--- To do ---
Pull out every line below that contains the word "with".

##### Material for this exercise #####

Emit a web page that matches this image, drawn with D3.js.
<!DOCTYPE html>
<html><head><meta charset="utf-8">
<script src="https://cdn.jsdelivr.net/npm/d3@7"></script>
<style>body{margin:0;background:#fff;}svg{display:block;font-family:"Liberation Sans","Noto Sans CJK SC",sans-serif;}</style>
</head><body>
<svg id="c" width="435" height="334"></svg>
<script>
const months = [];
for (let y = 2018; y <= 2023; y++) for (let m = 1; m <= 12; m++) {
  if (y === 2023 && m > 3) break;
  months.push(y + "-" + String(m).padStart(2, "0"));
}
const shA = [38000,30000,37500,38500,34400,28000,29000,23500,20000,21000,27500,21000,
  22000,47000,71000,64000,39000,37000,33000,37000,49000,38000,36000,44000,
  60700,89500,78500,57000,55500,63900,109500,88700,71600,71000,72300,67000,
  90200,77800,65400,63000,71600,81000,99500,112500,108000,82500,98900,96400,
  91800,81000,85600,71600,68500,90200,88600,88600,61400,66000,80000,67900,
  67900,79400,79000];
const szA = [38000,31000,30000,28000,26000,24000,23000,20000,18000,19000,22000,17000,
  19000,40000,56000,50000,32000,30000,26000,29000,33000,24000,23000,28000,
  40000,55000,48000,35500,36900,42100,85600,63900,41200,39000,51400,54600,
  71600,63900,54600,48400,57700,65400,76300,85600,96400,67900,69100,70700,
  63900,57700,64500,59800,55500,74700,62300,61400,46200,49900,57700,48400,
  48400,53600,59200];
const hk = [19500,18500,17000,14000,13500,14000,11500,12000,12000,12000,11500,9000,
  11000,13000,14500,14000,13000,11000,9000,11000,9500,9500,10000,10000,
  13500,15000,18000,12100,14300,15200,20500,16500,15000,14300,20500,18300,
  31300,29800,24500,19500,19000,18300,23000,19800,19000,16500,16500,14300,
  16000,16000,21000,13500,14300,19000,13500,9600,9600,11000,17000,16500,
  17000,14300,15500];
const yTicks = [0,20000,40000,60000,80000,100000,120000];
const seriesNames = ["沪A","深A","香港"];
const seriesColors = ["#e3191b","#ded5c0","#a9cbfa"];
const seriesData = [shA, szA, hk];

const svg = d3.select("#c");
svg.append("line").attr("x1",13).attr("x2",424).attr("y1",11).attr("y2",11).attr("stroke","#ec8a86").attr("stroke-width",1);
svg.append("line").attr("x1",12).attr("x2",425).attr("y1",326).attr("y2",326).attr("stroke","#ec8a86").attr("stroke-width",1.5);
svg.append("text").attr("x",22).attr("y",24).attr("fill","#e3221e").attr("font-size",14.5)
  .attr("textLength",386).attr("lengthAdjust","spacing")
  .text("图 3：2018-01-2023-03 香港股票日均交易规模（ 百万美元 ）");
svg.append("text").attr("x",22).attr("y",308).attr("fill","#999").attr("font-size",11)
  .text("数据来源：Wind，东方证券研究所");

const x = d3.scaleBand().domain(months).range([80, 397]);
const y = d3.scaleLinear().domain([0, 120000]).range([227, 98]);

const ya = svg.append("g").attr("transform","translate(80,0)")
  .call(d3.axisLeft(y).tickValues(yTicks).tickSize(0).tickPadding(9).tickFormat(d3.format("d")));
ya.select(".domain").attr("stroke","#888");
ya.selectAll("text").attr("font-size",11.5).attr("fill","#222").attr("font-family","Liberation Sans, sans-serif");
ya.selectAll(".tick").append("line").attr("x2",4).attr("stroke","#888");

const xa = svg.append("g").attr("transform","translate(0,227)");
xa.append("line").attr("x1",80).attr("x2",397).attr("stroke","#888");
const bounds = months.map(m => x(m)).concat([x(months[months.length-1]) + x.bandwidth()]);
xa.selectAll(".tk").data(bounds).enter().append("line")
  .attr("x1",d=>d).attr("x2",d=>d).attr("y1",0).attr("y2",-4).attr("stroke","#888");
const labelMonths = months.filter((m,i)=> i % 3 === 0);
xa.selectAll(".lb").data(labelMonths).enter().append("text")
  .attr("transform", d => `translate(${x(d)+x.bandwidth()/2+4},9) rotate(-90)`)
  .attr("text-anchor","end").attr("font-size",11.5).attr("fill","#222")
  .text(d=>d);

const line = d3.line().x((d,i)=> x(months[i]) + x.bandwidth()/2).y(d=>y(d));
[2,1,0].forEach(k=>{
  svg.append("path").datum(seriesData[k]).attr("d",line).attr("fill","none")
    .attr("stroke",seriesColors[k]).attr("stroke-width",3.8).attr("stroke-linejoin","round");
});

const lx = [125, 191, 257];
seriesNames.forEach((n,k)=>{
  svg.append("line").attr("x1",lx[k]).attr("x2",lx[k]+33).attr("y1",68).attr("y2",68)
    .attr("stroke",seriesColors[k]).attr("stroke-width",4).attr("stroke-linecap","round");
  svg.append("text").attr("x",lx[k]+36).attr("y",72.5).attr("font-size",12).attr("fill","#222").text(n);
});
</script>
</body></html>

#####
##### Material for this exercise #####

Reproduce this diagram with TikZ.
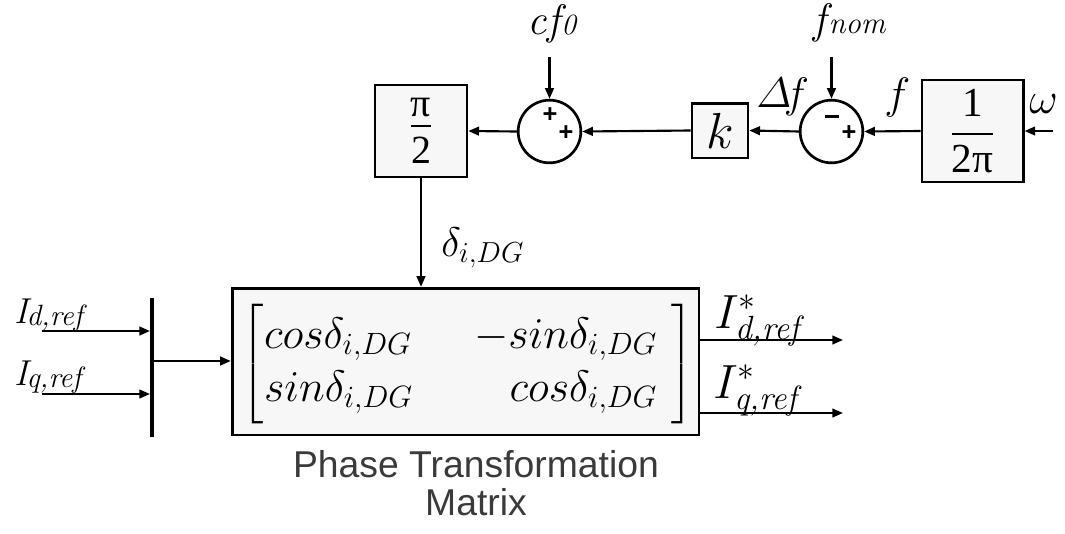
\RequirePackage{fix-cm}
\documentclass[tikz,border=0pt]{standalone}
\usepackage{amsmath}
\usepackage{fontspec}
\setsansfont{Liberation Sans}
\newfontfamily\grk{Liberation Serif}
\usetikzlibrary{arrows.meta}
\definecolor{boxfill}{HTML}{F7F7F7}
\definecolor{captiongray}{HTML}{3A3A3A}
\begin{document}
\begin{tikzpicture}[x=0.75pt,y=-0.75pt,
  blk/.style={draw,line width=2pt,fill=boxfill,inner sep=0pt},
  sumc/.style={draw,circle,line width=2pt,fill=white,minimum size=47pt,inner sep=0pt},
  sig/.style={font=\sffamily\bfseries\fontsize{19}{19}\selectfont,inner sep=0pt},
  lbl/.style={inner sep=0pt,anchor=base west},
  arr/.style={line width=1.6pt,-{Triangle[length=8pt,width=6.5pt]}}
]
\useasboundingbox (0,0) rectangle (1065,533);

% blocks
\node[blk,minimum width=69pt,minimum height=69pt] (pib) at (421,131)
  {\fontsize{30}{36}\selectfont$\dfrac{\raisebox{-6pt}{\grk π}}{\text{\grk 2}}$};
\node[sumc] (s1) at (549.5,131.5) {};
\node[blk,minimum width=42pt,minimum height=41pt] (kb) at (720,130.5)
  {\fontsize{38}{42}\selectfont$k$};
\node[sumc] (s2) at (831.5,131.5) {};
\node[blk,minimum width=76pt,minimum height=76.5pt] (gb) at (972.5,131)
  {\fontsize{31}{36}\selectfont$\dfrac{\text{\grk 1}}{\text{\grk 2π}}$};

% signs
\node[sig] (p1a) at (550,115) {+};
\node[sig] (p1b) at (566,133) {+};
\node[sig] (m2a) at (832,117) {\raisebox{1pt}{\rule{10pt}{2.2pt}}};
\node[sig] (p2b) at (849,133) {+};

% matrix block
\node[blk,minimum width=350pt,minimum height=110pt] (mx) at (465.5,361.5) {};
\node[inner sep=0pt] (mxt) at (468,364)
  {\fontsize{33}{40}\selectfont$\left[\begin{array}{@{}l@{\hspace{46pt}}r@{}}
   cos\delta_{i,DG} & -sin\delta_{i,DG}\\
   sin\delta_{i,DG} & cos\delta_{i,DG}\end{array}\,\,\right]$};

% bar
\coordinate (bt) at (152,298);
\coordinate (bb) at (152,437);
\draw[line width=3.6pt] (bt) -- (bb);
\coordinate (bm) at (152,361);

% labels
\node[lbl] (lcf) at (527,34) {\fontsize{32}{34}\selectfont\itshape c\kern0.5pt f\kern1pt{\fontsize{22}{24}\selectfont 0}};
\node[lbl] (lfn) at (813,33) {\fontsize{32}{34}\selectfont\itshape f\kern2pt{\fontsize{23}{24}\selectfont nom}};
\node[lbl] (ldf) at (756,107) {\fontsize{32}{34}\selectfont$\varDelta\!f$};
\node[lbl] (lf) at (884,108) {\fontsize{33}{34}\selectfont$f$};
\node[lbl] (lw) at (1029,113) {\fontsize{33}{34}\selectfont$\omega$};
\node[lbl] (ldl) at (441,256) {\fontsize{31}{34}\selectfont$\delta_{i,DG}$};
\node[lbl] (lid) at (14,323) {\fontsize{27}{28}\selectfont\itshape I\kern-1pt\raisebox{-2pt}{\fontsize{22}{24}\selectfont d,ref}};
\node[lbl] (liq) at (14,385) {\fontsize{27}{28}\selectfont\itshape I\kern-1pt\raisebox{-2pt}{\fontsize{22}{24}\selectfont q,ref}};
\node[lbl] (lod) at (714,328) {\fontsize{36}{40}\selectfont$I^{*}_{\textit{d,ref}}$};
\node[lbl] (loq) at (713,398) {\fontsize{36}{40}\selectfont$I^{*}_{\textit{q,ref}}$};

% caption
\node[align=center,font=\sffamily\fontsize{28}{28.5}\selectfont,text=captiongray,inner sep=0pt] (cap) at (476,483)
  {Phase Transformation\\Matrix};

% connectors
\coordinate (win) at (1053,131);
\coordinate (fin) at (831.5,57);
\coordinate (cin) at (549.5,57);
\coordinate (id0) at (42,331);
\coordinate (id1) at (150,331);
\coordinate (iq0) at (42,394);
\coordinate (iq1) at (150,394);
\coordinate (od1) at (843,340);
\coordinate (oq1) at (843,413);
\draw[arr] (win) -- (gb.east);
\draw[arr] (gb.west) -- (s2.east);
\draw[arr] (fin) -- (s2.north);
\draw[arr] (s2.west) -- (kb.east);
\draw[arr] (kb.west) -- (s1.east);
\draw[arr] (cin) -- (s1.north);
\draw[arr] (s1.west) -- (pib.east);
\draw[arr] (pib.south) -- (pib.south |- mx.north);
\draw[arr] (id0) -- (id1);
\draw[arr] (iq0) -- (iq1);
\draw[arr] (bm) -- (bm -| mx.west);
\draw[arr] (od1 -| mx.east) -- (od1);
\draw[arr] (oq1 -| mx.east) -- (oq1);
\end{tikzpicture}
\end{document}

#####
##### Material for this exercise #####

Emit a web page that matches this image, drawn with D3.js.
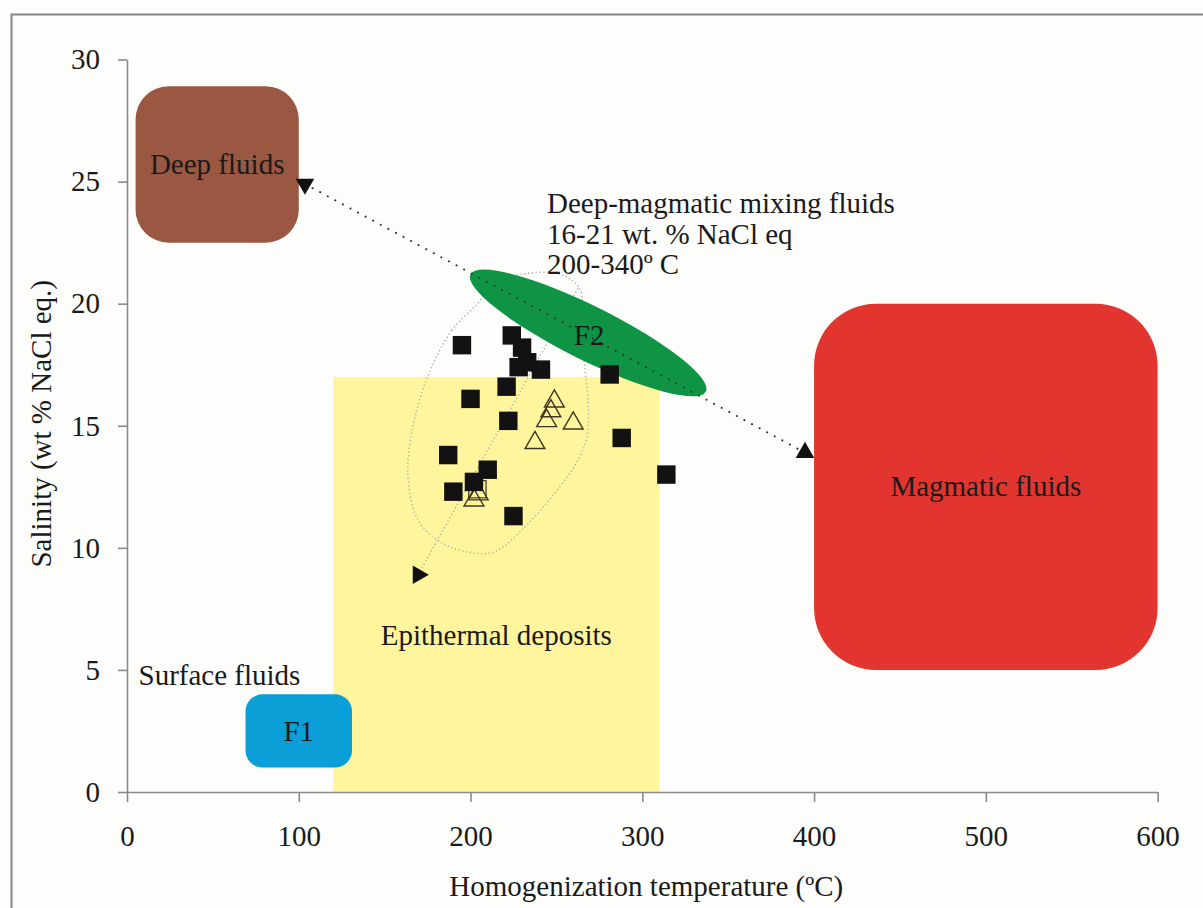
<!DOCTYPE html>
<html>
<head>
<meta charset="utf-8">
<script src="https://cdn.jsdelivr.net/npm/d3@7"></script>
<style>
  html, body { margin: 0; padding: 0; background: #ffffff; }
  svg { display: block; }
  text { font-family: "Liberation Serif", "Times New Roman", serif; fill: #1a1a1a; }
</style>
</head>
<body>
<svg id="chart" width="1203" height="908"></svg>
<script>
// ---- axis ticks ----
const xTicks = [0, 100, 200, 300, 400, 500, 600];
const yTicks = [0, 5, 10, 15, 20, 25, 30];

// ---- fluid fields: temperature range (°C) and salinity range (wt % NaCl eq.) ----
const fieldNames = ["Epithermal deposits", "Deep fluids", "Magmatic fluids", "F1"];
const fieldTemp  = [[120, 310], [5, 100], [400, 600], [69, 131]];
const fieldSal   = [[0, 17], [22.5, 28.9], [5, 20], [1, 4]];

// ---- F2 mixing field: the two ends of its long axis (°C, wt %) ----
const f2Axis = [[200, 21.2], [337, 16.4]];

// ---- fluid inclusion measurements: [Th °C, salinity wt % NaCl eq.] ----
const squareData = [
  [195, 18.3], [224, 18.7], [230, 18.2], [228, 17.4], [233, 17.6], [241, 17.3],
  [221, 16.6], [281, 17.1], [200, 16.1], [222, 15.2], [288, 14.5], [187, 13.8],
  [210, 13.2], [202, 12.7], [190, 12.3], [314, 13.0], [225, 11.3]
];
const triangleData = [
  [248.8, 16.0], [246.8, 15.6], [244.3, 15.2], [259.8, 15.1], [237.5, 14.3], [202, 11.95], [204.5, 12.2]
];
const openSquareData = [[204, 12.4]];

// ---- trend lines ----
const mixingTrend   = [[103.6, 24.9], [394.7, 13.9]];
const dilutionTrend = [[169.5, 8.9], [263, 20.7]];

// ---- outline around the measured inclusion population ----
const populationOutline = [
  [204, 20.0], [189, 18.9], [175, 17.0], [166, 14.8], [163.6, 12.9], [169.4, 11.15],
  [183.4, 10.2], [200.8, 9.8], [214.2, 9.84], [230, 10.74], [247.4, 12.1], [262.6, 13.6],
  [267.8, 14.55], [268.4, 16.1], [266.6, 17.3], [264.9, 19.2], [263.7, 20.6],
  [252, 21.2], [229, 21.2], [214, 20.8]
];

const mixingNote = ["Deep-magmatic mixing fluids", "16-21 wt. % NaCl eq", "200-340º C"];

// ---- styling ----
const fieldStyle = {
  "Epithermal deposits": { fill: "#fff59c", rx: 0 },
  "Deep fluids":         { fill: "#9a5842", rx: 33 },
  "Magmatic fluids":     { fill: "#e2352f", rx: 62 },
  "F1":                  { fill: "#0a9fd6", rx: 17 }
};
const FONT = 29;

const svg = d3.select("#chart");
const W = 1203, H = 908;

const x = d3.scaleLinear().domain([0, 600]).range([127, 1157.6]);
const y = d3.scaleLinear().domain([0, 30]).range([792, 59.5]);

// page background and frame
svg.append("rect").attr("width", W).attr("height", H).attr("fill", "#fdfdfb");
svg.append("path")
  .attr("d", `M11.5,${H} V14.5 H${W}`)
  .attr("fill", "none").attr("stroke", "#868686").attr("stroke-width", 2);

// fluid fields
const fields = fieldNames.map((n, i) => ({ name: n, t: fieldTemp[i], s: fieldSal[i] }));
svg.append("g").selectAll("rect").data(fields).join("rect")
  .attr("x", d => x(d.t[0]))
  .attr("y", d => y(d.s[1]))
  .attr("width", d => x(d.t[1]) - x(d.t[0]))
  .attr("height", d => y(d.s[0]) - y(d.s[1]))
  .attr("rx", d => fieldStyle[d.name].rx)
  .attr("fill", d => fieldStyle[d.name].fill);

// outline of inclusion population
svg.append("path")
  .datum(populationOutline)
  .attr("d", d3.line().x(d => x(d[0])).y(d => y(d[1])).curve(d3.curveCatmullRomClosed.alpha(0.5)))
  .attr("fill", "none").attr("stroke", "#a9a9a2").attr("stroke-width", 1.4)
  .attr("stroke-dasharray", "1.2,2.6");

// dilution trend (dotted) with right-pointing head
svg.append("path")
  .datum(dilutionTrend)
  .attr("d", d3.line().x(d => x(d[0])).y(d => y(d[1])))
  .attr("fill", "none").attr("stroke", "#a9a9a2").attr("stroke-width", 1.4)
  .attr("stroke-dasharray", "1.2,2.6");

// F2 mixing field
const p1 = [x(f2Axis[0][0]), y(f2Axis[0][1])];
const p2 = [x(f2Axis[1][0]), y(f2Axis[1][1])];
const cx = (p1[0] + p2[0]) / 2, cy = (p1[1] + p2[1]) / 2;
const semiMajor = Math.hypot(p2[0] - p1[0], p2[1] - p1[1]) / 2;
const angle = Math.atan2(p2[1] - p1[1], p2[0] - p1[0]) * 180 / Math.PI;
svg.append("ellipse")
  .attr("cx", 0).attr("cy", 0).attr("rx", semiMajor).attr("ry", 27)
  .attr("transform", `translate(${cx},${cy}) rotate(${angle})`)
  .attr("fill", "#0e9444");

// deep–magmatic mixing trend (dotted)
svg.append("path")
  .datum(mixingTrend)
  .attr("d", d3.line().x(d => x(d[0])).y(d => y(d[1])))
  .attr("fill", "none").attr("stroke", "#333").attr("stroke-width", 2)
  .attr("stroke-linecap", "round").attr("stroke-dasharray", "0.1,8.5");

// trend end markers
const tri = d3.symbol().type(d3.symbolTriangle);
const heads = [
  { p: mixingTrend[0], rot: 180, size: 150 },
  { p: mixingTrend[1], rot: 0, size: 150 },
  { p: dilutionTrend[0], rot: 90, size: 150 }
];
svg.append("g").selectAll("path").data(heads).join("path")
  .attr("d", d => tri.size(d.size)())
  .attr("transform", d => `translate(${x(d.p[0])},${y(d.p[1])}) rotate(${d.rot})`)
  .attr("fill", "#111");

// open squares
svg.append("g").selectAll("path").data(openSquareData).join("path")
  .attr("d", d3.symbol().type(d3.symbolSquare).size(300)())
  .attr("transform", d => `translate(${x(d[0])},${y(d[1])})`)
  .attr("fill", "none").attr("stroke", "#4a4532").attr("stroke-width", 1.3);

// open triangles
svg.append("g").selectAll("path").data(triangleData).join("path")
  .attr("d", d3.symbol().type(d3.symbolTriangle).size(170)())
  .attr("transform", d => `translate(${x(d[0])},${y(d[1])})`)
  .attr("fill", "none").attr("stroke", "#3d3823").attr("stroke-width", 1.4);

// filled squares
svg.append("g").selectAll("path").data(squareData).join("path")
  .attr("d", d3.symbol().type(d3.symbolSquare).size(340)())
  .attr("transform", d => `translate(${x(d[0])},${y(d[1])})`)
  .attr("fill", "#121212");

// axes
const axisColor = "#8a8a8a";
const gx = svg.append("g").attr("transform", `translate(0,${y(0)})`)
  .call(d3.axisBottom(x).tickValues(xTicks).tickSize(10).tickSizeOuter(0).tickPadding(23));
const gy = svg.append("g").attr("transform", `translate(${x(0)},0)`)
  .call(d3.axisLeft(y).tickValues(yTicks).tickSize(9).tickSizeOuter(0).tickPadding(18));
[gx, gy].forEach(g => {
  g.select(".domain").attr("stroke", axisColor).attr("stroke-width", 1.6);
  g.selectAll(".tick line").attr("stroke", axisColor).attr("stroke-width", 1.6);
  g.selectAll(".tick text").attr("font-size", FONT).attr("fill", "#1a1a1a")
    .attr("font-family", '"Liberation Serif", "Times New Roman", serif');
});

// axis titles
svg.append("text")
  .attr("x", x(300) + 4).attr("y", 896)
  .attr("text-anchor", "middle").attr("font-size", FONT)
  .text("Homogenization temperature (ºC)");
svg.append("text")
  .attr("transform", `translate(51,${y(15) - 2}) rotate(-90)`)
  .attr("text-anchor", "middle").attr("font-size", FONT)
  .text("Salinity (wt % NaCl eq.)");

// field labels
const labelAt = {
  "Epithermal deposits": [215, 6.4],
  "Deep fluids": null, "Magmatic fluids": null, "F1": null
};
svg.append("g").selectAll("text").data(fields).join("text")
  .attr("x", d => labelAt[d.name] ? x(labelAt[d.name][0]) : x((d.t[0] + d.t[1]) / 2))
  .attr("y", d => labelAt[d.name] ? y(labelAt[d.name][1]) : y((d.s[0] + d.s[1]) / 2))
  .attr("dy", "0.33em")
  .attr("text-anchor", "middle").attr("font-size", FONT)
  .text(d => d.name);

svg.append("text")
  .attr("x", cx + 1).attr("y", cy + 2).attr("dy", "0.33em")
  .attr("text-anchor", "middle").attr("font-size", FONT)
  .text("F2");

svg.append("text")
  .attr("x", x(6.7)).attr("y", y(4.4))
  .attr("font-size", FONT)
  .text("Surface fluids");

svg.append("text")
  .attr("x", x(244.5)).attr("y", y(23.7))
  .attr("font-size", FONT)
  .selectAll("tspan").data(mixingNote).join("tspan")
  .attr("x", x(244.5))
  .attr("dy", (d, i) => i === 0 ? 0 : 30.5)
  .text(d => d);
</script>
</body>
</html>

#####

--- Result of the exercise ---
Emit a web page that matches this image, drawn with D3.js.
Reproduce this diagram with TikZ.
Emit a web page that matches this image, drawn with D3.js.
// dilution trend (dotted) with right-pointing head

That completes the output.